If you don't have clojure yet -- go get it. Start here to learn basic clojure syntax (there is also a download link). Clojure is trivial to get running and you definitely want to play with it a little to understand the rest of this. The quick description of clojure is that it's a dialect of Lisp that runs on the JVM. It has support for immutable and persistent data-structures and a concurrent programming model.

Today I'm going to start with some of the work I did to learn clojure through translating SICP lectures. In the first lecture, the first interesting program starts at 56:20 in this video:



Starting there presumes you know some basic Lisp syntax. This is the program he eventually writes to calculate the square root (in Scheme):

    (define (improve guess x)
        (average guess (/ x guess)))

    (define (good-enough? guess x)
        (< (abs (- (square guess) x)) .001))

    (define (try guess x)
        (if (good-enough? guess x)
            guess
            (try (improve guess x) x)))

    (define (sqrt x) (try 1 x))

I have left out implementations for square and average here. This code and the algorithm is explained in the video. Here it is in clojure (I defined average and square -- you could just use Java, but I am trying to keep it all in clojure for now)

    (defn sum ([] 0)
        ([x] x)
        ([x & more] (+ x (apply sum more) )))

    (defn average
        ([] 0)
        ([x] x)
        ([x & more]
            (/ (+ x (apply sum more)) (+ 1 (count more)))))

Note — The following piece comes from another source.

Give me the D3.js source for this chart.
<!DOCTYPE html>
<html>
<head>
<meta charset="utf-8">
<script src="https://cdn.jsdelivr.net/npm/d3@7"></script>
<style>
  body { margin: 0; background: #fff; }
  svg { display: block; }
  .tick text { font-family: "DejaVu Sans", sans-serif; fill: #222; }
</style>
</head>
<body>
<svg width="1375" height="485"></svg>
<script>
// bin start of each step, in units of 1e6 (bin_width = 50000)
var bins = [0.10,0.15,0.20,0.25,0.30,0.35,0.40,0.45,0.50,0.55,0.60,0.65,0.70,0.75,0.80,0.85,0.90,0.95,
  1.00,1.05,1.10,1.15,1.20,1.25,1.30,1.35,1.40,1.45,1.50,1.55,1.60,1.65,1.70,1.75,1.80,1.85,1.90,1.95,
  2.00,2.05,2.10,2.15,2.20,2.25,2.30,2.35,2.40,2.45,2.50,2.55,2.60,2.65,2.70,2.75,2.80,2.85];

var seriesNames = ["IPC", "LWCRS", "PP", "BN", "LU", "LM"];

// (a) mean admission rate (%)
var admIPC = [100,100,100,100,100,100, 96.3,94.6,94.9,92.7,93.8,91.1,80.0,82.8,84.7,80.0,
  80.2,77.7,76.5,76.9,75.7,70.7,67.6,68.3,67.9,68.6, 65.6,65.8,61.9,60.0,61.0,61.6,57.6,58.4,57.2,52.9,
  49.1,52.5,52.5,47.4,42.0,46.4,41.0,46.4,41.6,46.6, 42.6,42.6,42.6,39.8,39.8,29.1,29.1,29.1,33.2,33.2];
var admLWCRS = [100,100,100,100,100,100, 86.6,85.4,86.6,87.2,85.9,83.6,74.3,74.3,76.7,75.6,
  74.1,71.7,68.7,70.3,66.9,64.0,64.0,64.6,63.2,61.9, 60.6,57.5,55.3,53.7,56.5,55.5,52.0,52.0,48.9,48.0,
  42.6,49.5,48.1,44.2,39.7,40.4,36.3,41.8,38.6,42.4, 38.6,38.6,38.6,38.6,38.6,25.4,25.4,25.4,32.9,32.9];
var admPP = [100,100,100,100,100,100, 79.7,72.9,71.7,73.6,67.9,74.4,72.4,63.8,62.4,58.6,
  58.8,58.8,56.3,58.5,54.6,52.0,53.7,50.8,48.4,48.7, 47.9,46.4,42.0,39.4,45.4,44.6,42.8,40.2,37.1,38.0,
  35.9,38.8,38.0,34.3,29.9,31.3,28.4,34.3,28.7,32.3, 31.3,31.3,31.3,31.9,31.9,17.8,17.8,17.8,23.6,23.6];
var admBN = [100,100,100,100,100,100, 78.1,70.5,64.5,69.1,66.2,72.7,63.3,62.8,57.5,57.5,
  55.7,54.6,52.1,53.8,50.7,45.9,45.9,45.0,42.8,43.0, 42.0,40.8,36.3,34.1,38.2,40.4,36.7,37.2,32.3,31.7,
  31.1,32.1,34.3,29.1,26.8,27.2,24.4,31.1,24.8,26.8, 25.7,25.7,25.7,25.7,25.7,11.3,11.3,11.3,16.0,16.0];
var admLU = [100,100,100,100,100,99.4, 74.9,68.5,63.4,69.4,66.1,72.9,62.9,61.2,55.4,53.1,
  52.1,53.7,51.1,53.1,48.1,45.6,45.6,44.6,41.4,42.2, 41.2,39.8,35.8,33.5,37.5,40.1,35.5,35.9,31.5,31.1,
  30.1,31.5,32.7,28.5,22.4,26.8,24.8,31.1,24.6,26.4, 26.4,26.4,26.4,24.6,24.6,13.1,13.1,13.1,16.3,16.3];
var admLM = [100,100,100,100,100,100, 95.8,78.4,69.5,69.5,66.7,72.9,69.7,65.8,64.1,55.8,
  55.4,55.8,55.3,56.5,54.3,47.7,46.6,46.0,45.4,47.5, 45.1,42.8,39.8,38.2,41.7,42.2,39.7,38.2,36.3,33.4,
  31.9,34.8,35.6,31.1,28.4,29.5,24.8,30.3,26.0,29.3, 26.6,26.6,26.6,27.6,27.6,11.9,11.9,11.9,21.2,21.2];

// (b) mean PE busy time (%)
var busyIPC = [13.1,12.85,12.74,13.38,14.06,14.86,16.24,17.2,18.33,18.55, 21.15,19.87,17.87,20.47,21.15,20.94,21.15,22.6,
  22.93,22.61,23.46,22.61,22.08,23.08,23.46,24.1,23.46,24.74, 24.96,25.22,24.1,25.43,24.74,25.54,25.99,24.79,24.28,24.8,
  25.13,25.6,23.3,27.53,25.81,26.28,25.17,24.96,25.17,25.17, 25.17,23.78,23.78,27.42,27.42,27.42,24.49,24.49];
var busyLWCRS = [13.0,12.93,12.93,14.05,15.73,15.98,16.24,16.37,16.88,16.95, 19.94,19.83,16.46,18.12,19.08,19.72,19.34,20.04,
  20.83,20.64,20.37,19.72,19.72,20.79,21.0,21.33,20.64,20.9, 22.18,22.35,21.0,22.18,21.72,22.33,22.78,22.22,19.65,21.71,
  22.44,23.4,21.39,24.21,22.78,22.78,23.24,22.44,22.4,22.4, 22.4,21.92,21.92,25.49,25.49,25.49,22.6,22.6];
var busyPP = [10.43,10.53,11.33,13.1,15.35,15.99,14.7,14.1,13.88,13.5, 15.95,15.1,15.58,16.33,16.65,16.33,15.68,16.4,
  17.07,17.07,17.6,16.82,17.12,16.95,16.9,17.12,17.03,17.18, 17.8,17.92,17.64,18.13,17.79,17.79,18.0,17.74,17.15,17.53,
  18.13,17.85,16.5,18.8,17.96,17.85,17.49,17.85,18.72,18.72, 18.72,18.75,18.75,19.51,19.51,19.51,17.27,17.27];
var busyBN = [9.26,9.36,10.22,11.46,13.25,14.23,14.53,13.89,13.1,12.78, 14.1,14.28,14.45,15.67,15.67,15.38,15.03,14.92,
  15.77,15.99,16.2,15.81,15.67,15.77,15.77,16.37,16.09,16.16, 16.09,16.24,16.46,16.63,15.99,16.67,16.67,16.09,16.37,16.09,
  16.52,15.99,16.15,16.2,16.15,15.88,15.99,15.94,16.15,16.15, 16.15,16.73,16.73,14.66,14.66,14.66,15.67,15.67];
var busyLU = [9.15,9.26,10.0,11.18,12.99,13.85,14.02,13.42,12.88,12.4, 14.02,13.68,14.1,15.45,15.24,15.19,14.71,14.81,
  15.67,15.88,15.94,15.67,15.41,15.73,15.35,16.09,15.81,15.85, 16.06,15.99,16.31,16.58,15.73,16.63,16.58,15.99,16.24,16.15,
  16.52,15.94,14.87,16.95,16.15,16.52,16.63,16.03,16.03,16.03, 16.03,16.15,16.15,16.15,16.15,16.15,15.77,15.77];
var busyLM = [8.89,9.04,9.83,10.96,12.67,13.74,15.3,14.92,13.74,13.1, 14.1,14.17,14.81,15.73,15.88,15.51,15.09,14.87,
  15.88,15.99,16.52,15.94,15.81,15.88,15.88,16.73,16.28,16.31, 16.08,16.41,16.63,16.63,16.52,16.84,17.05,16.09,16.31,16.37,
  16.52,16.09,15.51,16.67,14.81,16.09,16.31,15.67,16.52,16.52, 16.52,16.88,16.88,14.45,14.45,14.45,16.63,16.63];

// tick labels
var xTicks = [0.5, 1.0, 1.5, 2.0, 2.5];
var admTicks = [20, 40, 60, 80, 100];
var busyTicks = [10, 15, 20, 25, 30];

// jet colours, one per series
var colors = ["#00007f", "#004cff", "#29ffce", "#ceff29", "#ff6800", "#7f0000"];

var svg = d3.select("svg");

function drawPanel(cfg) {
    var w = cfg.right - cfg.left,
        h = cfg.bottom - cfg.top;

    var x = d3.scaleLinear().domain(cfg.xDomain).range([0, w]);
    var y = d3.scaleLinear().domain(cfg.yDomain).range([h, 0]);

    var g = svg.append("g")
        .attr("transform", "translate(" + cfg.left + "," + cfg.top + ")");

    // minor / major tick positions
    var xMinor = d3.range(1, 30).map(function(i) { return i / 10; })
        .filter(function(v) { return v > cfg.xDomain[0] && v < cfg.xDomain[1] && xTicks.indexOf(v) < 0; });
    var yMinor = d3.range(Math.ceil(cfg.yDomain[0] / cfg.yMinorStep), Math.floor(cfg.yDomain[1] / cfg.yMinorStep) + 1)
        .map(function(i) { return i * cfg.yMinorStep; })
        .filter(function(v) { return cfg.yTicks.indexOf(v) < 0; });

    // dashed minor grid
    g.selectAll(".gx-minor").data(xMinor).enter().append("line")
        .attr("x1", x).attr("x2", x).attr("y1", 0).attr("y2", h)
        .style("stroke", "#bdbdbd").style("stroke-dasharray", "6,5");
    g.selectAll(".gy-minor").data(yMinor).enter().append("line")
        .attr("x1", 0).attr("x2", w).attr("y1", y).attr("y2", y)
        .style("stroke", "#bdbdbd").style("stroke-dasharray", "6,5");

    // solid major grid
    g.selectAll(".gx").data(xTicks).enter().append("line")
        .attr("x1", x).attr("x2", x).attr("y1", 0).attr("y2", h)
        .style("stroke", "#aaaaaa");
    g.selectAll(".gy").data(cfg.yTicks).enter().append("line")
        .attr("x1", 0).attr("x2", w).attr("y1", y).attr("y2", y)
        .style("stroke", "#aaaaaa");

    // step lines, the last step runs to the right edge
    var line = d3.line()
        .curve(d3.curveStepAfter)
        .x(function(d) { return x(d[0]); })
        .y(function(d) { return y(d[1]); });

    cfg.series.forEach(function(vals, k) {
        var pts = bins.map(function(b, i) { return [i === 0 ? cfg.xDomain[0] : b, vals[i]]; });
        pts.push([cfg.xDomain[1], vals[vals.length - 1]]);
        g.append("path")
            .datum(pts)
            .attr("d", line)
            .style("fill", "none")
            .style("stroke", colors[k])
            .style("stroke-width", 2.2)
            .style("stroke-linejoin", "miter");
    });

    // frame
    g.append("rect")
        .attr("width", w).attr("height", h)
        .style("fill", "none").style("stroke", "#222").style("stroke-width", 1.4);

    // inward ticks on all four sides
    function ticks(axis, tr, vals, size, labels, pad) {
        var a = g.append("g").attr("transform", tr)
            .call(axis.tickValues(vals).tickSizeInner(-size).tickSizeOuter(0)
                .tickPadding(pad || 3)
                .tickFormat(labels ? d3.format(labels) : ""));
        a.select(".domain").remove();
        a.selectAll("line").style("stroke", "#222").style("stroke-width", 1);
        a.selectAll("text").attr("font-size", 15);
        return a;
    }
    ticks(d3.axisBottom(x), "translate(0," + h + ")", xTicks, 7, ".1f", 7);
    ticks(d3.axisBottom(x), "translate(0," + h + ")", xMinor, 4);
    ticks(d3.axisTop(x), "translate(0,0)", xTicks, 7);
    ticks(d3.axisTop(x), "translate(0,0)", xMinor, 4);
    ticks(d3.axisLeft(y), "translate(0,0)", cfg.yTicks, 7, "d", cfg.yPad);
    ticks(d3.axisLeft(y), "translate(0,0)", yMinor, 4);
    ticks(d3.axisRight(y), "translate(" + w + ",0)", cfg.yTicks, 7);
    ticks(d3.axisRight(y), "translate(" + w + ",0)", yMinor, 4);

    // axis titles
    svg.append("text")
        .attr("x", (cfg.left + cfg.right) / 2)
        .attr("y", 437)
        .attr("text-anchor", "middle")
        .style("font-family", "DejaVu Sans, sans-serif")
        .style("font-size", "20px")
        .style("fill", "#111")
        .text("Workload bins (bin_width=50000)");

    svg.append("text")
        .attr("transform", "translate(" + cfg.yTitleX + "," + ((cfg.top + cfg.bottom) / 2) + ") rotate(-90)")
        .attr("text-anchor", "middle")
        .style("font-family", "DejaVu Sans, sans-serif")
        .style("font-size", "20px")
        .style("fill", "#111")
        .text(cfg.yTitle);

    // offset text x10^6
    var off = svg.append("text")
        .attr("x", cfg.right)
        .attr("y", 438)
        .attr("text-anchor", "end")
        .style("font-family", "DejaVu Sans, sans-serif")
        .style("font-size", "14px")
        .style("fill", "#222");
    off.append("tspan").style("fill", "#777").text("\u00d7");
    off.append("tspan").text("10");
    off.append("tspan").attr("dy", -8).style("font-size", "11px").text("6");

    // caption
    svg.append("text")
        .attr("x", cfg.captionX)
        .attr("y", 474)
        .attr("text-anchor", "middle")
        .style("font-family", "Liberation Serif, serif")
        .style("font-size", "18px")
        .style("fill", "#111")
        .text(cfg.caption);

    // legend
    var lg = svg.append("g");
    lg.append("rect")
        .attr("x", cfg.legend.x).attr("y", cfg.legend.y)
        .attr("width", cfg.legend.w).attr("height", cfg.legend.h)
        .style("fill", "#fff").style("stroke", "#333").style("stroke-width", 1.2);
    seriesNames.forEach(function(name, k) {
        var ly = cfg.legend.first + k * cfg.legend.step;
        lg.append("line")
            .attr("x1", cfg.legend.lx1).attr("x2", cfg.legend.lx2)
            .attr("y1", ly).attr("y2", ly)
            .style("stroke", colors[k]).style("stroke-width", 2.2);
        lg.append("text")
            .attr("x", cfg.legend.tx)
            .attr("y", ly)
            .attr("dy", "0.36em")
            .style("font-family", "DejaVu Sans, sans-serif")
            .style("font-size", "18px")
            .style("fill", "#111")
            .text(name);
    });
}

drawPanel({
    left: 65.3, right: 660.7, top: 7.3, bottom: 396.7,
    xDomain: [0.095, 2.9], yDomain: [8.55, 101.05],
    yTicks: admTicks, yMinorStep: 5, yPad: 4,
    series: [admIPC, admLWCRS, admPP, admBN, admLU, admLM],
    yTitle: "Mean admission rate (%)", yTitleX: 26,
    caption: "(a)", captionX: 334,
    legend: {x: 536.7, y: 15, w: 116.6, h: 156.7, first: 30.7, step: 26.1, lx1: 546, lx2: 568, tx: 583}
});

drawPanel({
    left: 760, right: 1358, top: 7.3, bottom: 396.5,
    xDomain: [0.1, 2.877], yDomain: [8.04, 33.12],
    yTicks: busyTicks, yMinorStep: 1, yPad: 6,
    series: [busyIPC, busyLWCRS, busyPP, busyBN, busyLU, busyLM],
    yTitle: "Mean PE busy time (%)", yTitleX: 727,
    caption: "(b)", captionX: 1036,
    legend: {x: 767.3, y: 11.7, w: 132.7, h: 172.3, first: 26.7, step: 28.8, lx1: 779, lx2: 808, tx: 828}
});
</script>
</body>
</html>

    (defn abs [x] (if (< x 0) (- x) x))

    (defn square [x] (* x x))

    (defn improve [guess x]
        (average guess (/ x guess)))

    (defn good-enough? [guess x]
        (< (abs (- (square guess) x)) 0.001))

    (defn try-sqrt [guess x]
        (if (good-enough? guess x)
            guess
            (try-sqrt (improve guess x) x)))

    (defn sqrt [x] (try-sqrt 1 x))

    (prn (sqrt 9))

If you take this and put it in a file named sqrt.clj, you can run it like this (after downloading clojure):

    java -cp clojure.jar clojure.lang.Script sqrt.clj

And it will print out:

    65537/21845

Explanation of the differences between the two examples:
  1. clojure uses defn to define functions and puts arguments in []
  2. sum and average implementations show how clojure can overload on arity (number of arguments)
  3. try is reserved for exception handling, so I renamed the try function to try-sqrt
  4. the answer is in clojure's rational number format, since all of the computation was adding and averaging integers and rationals, the result is a rational number and clojure preserves that.
Tomorrow, I'll improve this so to make it more generic. A lot of what I used in this can is explained in the clojure Functional Programming support page.